* BEGIN *
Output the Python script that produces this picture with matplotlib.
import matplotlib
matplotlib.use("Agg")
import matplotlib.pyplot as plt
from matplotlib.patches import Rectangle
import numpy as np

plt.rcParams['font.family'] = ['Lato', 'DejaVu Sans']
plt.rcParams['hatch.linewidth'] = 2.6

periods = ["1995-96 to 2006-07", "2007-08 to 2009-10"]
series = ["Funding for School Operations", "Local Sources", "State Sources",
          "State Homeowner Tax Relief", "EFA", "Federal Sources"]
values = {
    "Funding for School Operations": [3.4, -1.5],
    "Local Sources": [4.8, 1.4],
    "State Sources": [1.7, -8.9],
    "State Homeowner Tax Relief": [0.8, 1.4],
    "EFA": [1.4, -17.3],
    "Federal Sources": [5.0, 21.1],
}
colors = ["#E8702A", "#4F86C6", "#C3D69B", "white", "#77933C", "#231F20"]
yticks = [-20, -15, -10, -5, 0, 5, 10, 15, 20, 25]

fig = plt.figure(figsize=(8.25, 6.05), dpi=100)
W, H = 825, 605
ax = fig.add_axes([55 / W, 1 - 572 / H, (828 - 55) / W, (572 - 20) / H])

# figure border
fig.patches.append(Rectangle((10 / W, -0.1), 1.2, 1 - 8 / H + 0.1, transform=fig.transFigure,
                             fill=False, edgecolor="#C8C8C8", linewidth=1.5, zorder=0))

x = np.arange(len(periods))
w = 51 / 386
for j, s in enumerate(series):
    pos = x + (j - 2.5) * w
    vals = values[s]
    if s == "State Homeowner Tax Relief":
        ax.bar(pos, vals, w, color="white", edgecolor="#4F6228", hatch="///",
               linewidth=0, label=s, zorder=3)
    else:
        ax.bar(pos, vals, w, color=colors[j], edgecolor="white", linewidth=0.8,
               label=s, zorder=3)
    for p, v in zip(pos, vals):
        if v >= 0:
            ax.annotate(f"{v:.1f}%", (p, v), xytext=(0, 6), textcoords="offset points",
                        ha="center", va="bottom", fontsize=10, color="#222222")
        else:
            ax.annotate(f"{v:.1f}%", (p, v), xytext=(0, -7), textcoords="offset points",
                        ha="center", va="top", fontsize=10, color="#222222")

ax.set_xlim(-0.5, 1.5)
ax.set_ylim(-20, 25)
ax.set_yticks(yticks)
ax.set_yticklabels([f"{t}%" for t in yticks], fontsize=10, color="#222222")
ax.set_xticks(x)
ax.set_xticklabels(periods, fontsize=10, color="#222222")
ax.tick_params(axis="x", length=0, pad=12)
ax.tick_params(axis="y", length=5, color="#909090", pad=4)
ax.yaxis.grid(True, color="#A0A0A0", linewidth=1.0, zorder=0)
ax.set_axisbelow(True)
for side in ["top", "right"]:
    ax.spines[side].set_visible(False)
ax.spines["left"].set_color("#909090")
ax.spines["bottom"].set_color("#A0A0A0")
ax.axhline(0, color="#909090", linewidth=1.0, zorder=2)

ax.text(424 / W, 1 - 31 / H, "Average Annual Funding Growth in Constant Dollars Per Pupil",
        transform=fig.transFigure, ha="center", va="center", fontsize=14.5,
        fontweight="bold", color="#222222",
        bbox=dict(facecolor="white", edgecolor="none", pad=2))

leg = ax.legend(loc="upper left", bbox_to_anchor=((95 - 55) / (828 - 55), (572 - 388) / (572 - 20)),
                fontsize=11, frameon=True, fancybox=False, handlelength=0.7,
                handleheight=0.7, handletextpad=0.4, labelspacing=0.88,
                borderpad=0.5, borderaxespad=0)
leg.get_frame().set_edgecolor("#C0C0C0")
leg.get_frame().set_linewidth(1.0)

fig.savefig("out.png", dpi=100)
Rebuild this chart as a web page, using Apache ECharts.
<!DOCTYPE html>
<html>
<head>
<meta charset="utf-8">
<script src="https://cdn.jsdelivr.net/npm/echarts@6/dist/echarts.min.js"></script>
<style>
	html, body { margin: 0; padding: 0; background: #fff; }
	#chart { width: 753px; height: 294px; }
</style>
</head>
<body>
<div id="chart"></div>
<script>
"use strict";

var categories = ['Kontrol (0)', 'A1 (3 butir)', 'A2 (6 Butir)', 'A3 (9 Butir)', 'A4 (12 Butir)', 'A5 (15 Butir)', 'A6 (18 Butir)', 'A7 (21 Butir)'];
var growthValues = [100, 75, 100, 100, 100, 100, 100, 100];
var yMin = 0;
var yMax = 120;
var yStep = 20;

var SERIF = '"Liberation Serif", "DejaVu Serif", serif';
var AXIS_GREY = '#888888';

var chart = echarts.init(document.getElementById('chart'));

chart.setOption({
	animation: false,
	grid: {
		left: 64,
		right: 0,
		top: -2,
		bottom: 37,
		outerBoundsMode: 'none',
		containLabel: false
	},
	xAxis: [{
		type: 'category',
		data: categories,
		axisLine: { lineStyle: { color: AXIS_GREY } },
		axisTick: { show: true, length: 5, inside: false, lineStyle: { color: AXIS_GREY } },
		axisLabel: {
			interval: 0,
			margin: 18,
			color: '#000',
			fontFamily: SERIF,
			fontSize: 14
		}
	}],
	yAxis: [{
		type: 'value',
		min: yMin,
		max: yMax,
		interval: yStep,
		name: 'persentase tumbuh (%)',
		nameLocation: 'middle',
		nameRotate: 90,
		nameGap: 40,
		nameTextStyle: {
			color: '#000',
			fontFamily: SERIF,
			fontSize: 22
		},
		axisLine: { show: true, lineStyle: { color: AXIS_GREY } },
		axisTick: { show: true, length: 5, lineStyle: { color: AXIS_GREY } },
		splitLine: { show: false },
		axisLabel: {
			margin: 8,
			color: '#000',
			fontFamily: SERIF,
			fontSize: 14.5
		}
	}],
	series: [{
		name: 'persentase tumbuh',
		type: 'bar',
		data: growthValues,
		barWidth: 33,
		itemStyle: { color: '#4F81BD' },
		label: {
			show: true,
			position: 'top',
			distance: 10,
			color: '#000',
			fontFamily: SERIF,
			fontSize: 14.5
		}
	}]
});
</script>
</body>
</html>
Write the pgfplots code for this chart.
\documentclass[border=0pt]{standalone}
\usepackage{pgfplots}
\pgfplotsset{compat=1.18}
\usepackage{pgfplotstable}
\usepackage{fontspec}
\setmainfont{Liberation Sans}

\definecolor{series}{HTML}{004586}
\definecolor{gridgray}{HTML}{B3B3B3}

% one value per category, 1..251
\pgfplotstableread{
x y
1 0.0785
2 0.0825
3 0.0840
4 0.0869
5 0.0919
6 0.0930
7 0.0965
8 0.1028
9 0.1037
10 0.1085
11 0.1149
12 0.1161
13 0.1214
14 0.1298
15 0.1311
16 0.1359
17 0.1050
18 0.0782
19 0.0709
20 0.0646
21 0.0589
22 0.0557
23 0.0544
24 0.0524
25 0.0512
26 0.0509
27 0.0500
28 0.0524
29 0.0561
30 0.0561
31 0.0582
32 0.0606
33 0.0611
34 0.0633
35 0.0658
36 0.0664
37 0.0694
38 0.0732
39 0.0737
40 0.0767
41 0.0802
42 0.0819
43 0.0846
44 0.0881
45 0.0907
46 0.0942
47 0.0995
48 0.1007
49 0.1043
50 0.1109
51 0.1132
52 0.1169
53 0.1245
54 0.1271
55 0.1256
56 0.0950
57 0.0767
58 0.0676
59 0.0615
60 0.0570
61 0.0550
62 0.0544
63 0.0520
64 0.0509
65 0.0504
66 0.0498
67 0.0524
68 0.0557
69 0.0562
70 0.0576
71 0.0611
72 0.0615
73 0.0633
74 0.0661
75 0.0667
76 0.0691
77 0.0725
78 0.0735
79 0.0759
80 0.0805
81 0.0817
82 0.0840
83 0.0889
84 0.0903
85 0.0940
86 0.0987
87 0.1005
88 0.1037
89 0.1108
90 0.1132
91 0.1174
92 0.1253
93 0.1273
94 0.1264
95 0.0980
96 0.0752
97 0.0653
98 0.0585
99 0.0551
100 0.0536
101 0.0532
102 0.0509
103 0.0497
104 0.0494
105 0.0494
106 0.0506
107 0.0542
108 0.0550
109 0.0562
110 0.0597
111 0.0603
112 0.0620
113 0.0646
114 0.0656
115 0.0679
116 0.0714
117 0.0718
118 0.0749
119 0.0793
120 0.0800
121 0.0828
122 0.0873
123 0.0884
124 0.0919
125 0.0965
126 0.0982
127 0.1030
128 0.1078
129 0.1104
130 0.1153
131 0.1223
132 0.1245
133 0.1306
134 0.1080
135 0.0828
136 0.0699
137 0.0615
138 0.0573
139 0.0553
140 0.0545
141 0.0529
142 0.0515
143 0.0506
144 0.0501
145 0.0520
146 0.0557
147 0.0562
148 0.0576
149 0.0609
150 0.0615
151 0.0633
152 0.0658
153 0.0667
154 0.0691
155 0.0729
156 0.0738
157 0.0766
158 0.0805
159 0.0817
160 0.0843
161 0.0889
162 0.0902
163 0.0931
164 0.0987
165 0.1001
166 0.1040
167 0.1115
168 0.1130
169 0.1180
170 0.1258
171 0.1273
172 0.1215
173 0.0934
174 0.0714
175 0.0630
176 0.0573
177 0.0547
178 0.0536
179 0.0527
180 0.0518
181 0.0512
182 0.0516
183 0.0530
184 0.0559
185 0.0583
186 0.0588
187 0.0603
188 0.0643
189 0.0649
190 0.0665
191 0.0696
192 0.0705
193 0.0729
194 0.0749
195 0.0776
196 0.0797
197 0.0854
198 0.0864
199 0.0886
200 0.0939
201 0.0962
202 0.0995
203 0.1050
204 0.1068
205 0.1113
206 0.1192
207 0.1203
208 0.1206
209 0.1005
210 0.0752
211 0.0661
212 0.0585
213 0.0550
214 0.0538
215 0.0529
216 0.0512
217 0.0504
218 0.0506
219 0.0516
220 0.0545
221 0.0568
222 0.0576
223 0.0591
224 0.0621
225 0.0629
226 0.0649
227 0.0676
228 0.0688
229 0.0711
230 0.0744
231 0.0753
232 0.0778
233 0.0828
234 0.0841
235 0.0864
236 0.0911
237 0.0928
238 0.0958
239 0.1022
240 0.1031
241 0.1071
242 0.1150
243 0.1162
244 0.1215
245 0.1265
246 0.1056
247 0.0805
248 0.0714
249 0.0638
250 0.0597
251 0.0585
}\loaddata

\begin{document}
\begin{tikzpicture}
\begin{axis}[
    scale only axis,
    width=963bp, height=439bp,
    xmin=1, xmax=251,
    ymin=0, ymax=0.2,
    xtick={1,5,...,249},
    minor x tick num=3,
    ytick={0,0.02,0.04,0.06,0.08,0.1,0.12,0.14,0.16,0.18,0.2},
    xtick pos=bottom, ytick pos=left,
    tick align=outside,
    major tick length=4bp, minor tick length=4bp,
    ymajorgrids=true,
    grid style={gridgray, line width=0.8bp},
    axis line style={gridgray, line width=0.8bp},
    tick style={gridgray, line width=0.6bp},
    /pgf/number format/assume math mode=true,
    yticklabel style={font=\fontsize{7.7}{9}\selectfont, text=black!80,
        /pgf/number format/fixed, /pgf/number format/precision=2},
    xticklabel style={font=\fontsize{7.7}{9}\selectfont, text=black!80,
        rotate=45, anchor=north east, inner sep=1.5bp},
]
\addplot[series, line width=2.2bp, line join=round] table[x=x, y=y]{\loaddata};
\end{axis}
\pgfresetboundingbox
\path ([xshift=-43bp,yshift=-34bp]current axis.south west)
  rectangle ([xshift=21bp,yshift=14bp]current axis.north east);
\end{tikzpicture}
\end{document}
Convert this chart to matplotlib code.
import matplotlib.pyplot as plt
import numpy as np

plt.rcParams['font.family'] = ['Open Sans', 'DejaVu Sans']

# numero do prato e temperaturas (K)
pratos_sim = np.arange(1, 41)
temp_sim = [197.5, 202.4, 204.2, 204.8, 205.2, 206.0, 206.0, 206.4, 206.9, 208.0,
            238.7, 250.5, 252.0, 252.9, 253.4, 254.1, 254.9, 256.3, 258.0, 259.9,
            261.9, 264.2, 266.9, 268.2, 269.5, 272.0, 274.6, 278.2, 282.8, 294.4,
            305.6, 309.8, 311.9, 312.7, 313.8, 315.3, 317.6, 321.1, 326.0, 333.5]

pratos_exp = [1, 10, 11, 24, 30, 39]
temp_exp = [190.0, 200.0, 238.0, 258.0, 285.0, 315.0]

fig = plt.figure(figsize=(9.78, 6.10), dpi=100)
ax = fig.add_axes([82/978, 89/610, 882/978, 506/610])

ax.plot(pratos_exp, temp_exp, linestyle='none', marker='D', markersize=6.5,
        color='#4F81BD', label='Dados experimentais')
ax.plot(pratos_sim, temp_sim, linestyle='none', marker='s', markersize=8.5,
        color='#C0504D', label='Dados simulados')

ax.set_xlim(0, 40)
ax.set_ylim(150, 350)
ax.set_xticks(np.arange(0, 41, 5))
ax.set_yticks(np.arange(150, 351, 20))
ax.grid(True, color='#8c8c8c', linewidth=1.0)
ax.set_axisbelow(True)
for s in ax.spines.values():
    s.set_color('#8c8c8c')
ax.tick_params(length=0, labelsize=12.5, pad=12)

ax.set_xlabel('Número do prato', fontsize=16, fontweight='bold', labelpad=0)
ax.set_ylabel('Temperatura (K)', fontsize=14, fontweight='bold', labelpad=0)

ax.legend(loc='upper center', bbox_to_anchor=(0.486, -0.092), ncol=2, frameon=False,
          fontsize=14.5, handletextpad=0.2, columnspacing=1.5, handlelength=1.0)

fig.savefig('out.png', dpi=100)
* END *
* **PROBLEM TO SOLVE**
Reproduce word for word the material above, beginning with the line that contains "Rebuild this chart" and ending with the line that contains "var chart = echarts.init(document.getElementById('chart'));".

* **THE ANSWER**
Rebuild this chart as a web page, using Apache ECharts.
<!DOCTYPE html>
<html>
<head>
<meta charset="utf-8">
<script src="https://cdn.jsdelivr.net/npm/echarts@6/dist/echarts.min.js"></script>
<style>
	html, body { margin: 0; padding: 0; background: #fff; }
	#chart { width: 753px; height: 294px; }
</style>
</head>
<body>
<div id="chart"></div>
<script>
"use strict";

var categories = ['Kontrol (0)', 'A1 (3 butir)', 'A2 (6 Butir)', 'A3 (9 Butir)', 'A4 (12 Butir)', 'A5 (15 Butir)', 'A6 (18 Butir)', 'A7 (21 Butir)'];
var growthValues = [100, 75, 100, 100, 100, 100, 100, 100];
var yMin = 0;
var yMax = 120;
var yStep = 20;

var SERIF = '"Liberation Serif", "DejaVu Serif", serif';
var AXIS_GREY = '#888888';

var chart = echarts.init(document.getElementById('chart'));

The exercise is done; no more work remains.